At the beginning of the film, and throughout, there were moments that made me able to relate to her. Through going through depression, past memories that haunt and feelings of being left out through out high school. When Anna meets Marnie, a blonde hair blue eyed girl, she feels a familiarity, as if she has met her in her dreams. They become close friends who share both of their secrets and adventures with one another. There is a gothic like theme that surrounds the film, where Marnie wears Victorian clothing and lives in a huge mansion under the moonlit sky, by the seaside. There’s an other worldly feeling that Marnie gives, that is comforting and yet familiar to Anna.

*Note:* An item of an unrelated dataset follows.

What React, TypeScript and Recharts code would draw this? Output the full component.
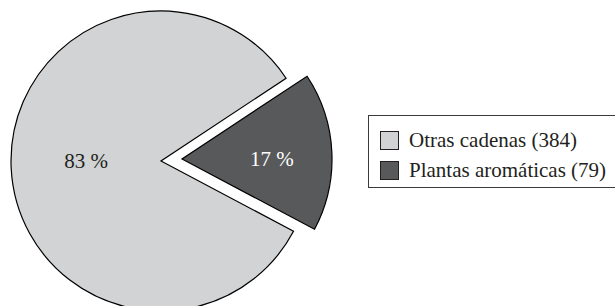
import { PieChart, Pie, Cell, Legend } from "recharts";

// ---------------------------------------------------------------------------
// Data
// ---------------------------------------------------------------------------
const categories = ["Otras cadenas", "Plantas aromáticas"];
const counts = [384, 79];
const colors = ["#d1d3d4", "#58595b"];
const labelColors = ["#231f20", "#ffffff"];

const data = categories.map((name, i) => ({ name, value: counts[i] }));

const RADIAN = Math.PI / 180;
const FONT = "'Liberation Serif', 'DejaVu Serif', serif";

// ---------------------------------------------------------------------------
// Label: percentage, drawn only for the slice that the pie shows
// ---------------------------------------------------------------------------
function makeLabel(show: number, k: number) {
  return function PctLabel(props: any) {
    const { cx, cy, midAngle, outerRadius, percent, index } = props;
    if (index !== show) return null;
    const x = cx + outerRadius * k * Math.cos(-midAngle * RADIAN);
    return (
      <text
        x={x}
        y={cy}
        textAnchor="middle"
        dominantBaseline="central"
        fill={labelColors[index]}
        fontSize={21}
        fontFamily={FONT}
      >
        {`${Math.round(percent * 100)} %`}
      </text>
    );
  };
}

// ---------------------------------------------------------------------------
// Legend (boxed, right side)
// ---------------------------------------------------------------------------
function BoxLegend() {
  return (
    <div
      style={{
        border: "1px solid #3a3a3a",
        width: 260,
        height: 73,
        boxSizing: "border-box",
        padding: "9px 0 0 11px",
        fontFamily: FONT,
        fontSize: 21,
        color: "#231f20",
      }}
    >
      {categories.map((c, i) => (
        <div
          key={c}
          style={{ display: "flex", alignItems: "center", height: 30 }}
        >
          <span
            style={{
              display: "inline-block",
              width: 17,
              height: 17,
              background: colors[i],
              border: "1px solid #231f20",
              marginRight: 10,
            }}
          />
          <span style={{ whiteSpace: "nowrap" }}>{`${c} (${counts[i]})`}</span>
        </div>
      ))}
    </div>
  );
}

export default function App() {
  return (
    <div style={{ position: "absolute", left: 0, top: 0, background: "#fff" }}>
      <PieChart
        width={615}
        height={306}
        margin={{ top: 0, right: 0, bottom: 0, left: 0 }}
      >
        {/* main slice */}
        <Pie
          data={data}
          dataKey="value"
          cx={161}
          cy={161}
          outerRadius={150}
          startAngle={33.5}
          endAngle={393.5}
          label={makeLabel(0, 0.5)}
          labelLine={false}
          isAnimationActive={false}
        >
          {data.map((d, i) => (
            <Cell
              key={d.name}
              fill={i === 0 ? colors[0] : "none"}
              stroke={i === 0 ? "#000" : "none"}
              strokeWidth={1.2}
            />
          ))}
        </Pie>
        {/* exploded slice */}
        <Pie
          data={data}
          dataKey="value"
          cx={182}
          cy={159}
          outerRadius={150}
          startAngle={33.5}
          endAngle={393.5}
          label={makeLabel(1, 0.6)}
          labelLine={false}
          isAnimationActive={false}
        >
          {data.map((d, i) => (
            <Cell
              key={d.name}
              fill={i === 1 ? colors[1] : "none"}
              stroke={i === 1 ? "#000" : "none"}
              strokeWidth={1.2}
            />
          ))}
        </Pie>
        <Legend
          content={() => <BoxLegend />}
          wrapperStyle={{ left: 368, top: 115, width: 260 }}
        />
      </PieChart>
    </div>
  );
}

The film shows how breaking out of the dark feelings of depression, feeling left out and lonely can be immensely freeing. Often we need to go on a new journey to break free of all our past traumas. High school was definitely not an easy time and the feelings of being an internal outsider can sink in so deeply. The feeling of our personal life and school life can sometimes integrate, making us feel even more left out. However, when Anna makes a new friend, their friendship strengthens her and she feels comfortable without being judged for being different.
For the duration of the animation, we see Anna change from a lonely and empty person who doesn’t express her emotions, to someone who opens up and smiles without feeling afraid. The amazing lessons on self discovery, finding yourself, making a new friend and letting go of the past are all a part of our lives. It is also a reminder to be understanding of those who are different. They can often have gone through difficult times. When Marnie Was There was both touching, meaningful and may shed a tear or two at the end.